_Given information_
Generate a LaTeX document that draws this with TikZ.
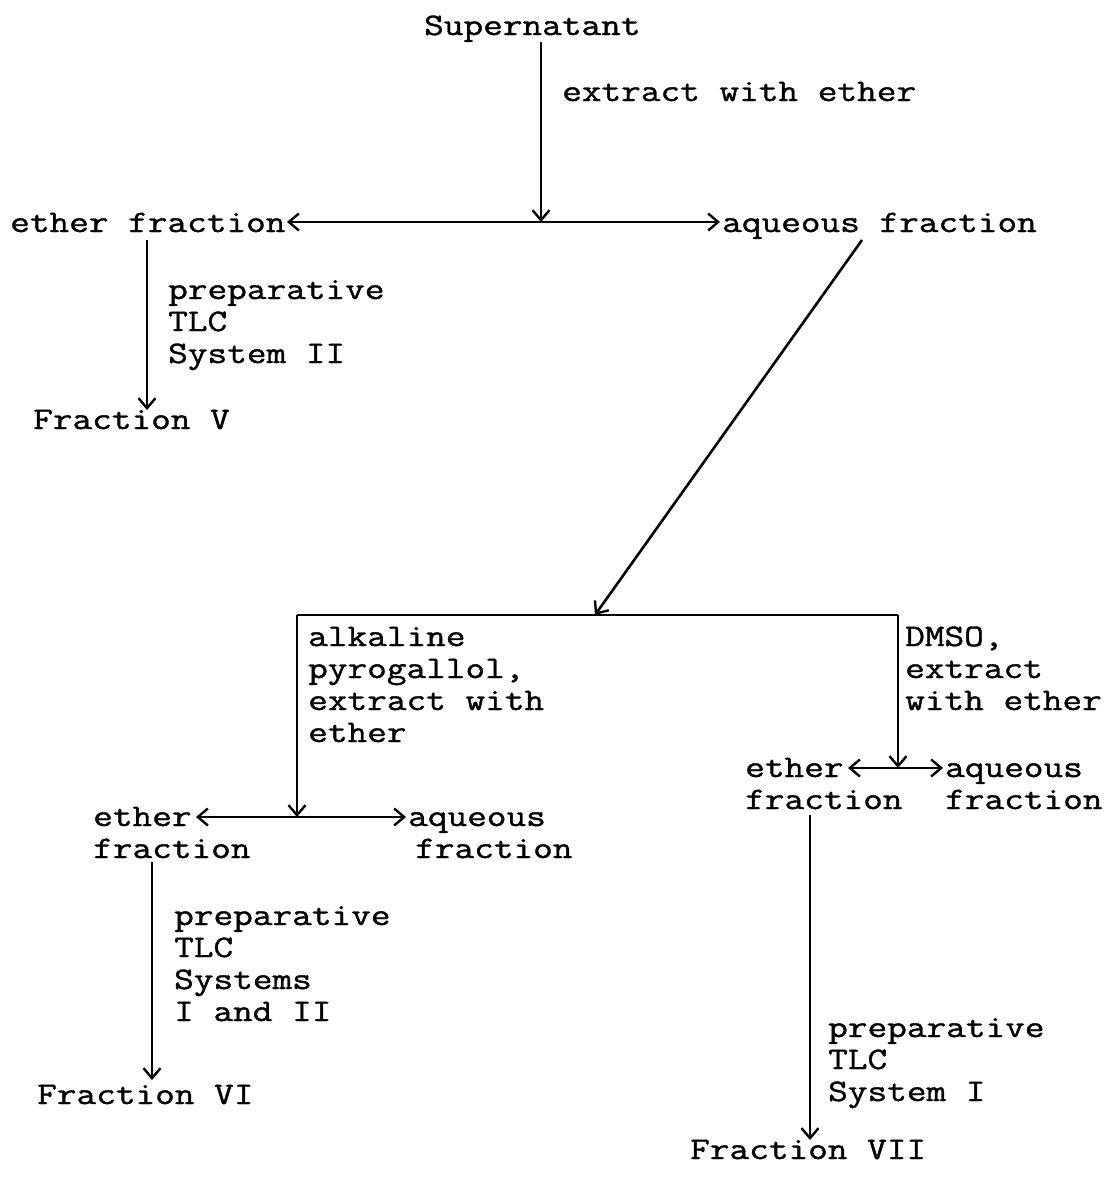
\documentclass[tikz,border=0pt]{standalone}
\usepackage{fontspec}
\newfontfamily\tw{Latin Modern Mono}[FakeBold=1.2,FakeStretch=1.22]
\usetikzlibrary{arrows.meta}
\begin{document}
\begin{tikzpicture}[x=1pt,y=-1pt,
  txt/.style={font=\tw\fontsize{31.3}{32}\selectfont, inner sep=0pt, anchor=base west, align=left},
  arr/.style={line width=2.6pt, -{Straight Barb[length=10pt,width=17pt,line width=2.4pt]}},
  ln/.style={line width=2.6pt}]
\useasboundingbox[fill=white] (0,0) rectangle (1113,1191);
% texts (multi-line nodes are placed at the baseline of their last line)
\node[txt] (sup) at (424,35) {Supernatant};
\node[txt] (l1) at (562,101) {extract with ether};
\node[txt] (ef1) at (10,232) {ether fraction};
\node[txt] (aq1) at (722,232) {aqueous fraction};
\node[txt] (l2) at (168,363) {preparative\\TLC\\System II};
\node[txt] (f5) at (33,429) {Fraction V};
\node[txt] (l3) at (308,742) {alkaline\\pyrogallol,\\extract with\\ether};
\node[txt] (l4) at (905,710) {DMSO,\\extract\\with ether};
\node[txt] (ef2) at (93,858) {ether\\fraction};
\node[txt] (aq2) at (408,858) {aqueous\\\hspace*{7pt}fraction};
\node[txt] (l5) at (174,1021) {preparative\\TLC\\Systems\\I and II};
\node[txt] (f6) at (37,1104) {Fraction VI};
\node[txt] (ef3) at (745,809) {ether\\fraction};
\node[txt] (aq3) at (945,809) {aqueous\\fraction};
\node[txt] (l6) at (828,1101) {preparative\\TLC\\System I};
\node[txt] (f7) at (690,1159) {Fraction VII};
% junctions
\coordinate (j1) at (541,222);
\coordinate (j2) at (595,615);
\coordinate (jl) at (297,615);
\coordinate (jr) at (898,615);
\coordinate (j3) at (297,817);
\coordinate (j4) at (898,768);
% connectors
\draw[arr] (541,42) -- (j1);
\draw[arr] (j1) -- (287,222);
\draw[arr] (j1) -- (720,222);
\draw[arr] (147,240) -- (147,410);
\draw[arr] (862,240) -- (j2);
\draw[ln] (jl) -- (jr);
\draw[arr] (jl) -- (j3);
\draw[arr] (jr) -- (j4);
\draw[arr] (j3) -- (196,817);
\draw[arr] (j3) -- (406,817);
\draw[arr] (j4) -- (848,768);
\draw[arr] (j4) -- (943,768);
\draw[arr] (152,862) -- (152,1080);
\draw[arr] (810,815) -- (810,1140);
\end{tikzpicture}
\end{document}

_Problem requirements_
Pictures are excluded; copy all other data exactly as shown.

_Answer to the task_
Generate a LaTeX document that draws this with TikZ.
\documentclass[tikz,border=0pt]{standalone}
\usepackage{fontspec}
\newfontfamily\tw{Latin Modern Mono}[FakeBold=1.2,FakeStretch=1.22]
\usetikzlibrary{arrows.meta}
\begin{document}
\begin{tikzpicture}[x=1pt,y=-1pt,
  txt/.style={font=\tw\fontsize{31.3}{32}\selectfont, inner sep=0pt, anchor=base west, align=left},
  arr/.style={line width=2.6pt, -{Straight Barb[length=10pt,width=17pt,line width=2.4pt]}},
  ln/.style={line width=2.6pt}]
\useasboundingbox[fill=white] (0,0) rectangle (1113,1191);
% texts (multi-line nodes are placed at the baseline of their last line)
\node[txt] (sup) at (424,35) {Supernatant};
\node[txt] (l1) at (562,101) {extract with ether};
\node[txt] (ef1) at (10,232) {ether fraction};
\node[txt] (aq1) at (722,232) {aqueous fraction};
\node[txt] (l2) at (168,363) {preparative\\TLC\\System II};
\node[txt] (f5) at (33,429) {Fraction V};
\node[txt] (l3) at (308,742) {alkaline\\pyrogallol,\\extract with\\ether};
\node[txt] (l4) at (905,710) {DMSO,\\extract\\with ether};
\node[txt] (ef2) at (93,858) {ether\\fraction};
\node[txt] (aq2) at (408,858) {aqueous\\\hspace*{7pt}fraction};
\node[txt] (l5) at (174,1021) {preparative\\TLC\\Systems\\I and II};
\node[txt] (f6) at (37,1104) {Fraction VI};
\node[txt] (ef3) at (745,809) {ether\\fraction};
\node[txt] (aq3) at (945,809) {aqueous\\fraction};
\node[txt] (l6) at (828,1101) {preparative\\TLC\\System I};
\node[txt] (f7) at (690,1159) {Fraction VII};
% junctions
\coordinate (j1) at (541,222);
\coordinate (j2) at (595,615);
\coordinate (jl) at (297,615);
\coordinate (jr) at (898,615);
\coordinate (j3) at (297,817);
\coordinate (j4) at (898,768);
% connectors
\draw[arr] (541,42) -- (j1);
\draw[arr] (j1) -- (287,222);
\draw[arr] (j1) -- (720,222);
\draw[arr] (147,240) -- (147,410);
\draw[arr] (862,240) -- (j2);
\draw[ln] (jl) -- (jr);
\draw[arr] (jl) -- (j3);
\draw[arr] (jr) -- (j4);
\draw[arr] (j3) -- (196,817);
\draw[arr] (j3) -- (406,817);
\draw[arr] (j4) -- (848,768);
\draw[arr] (j4) -- (943,768);
\draw[arr] (152,862) -- (152,1080);
\draw[arr] (810,815) -- (810,1140);
\end{tikzpicture}
\end{document}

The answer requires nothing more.